The New Testament ministry is a heavenly writing. God, by His Spirit, inscribes Christ into the hearts of believers—not with ink, not on tablets of stone, but on hearts of flesh. This is not a metaphorical upgrade of the law; it is a new creation. Believers become epistles of Christ, living letters that are “known and read of all men” (2 Corinthians 3:2-3). These are not temporary displays. The letters God writes will be read forever, shining in eternal glory as the testimony of His own work.

“Ye are manifestly declared to be the epistle of Christ ministered by us, written not with ink, but with the Spirit of the living God; not in tables of stone, but in fleshy tables of the heart.” (2 Corinthians 3:3)

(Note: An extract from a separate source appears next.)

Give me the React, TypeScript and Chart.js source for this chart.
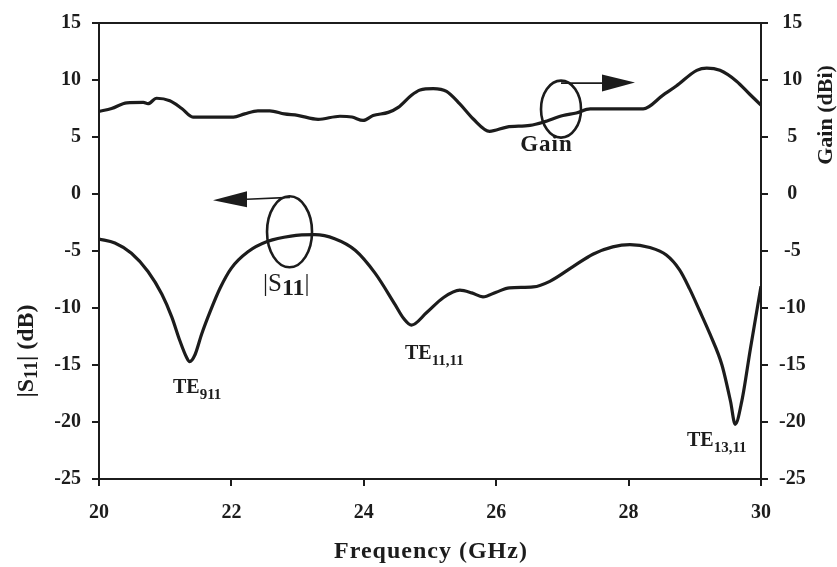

This is the only kind of transformation God recognizes: not the self-improvement of the flesh, but the Spirit’s work of making Christ visible in you. The world does not need more religious experts or moral enforcers. It needs living epistles—men and women who bear the actual expression of Christ, written by the Spirit.

The Ministry That Excels in Glory

There is a sharp, non-negotiable line drawn by the apostle: “Who also hath made us able ministers of the new testament; not of the letter, but of the spirit: for the letter killeth, but the spirit giveth life.” (2 Corinthians 3:6)

The old covenant, with its external regulations and demands, could only expose sin and pronounce death. The letter is not neutral; it is deadly. To return to the letter—to attempt to serve God by law, by human resolve, by outward conformity—is to embrace a ministry that kills. This is not a secondary issue. It is the difference between death and life, condemnation and glory.

But the ministry of the Spirit imparts life. It is the only ministry that endures, the only glory that remains. This is not a ministry of human performance, but of divine impartation. The Spirit gives life, and that life is Christ Himself, shining out from within the believer.

What Is Lost If We Accept the Error?

If we trade the Spirit’s ministry for the letter—if we imagine that Christianity is a matter of external obedience or self-reformation—we lose everything. We lose the impartation of Christ, the living testimony, the eternal glory. We are left with a ministry that cannot save, cannot transform, and cannot endure. The letter kills; it does not merely disappoint. To accept the error of the letter is to forfeit the very life of God and to silence the only testimony that will shine forever.

This is not a matter for polite theological disagreement. It is salvific. The New Testament ministry is the impartation of Christ by the Spirit, making us living epistles, fragrant with His life, destined for eternal glory. Anything less is death.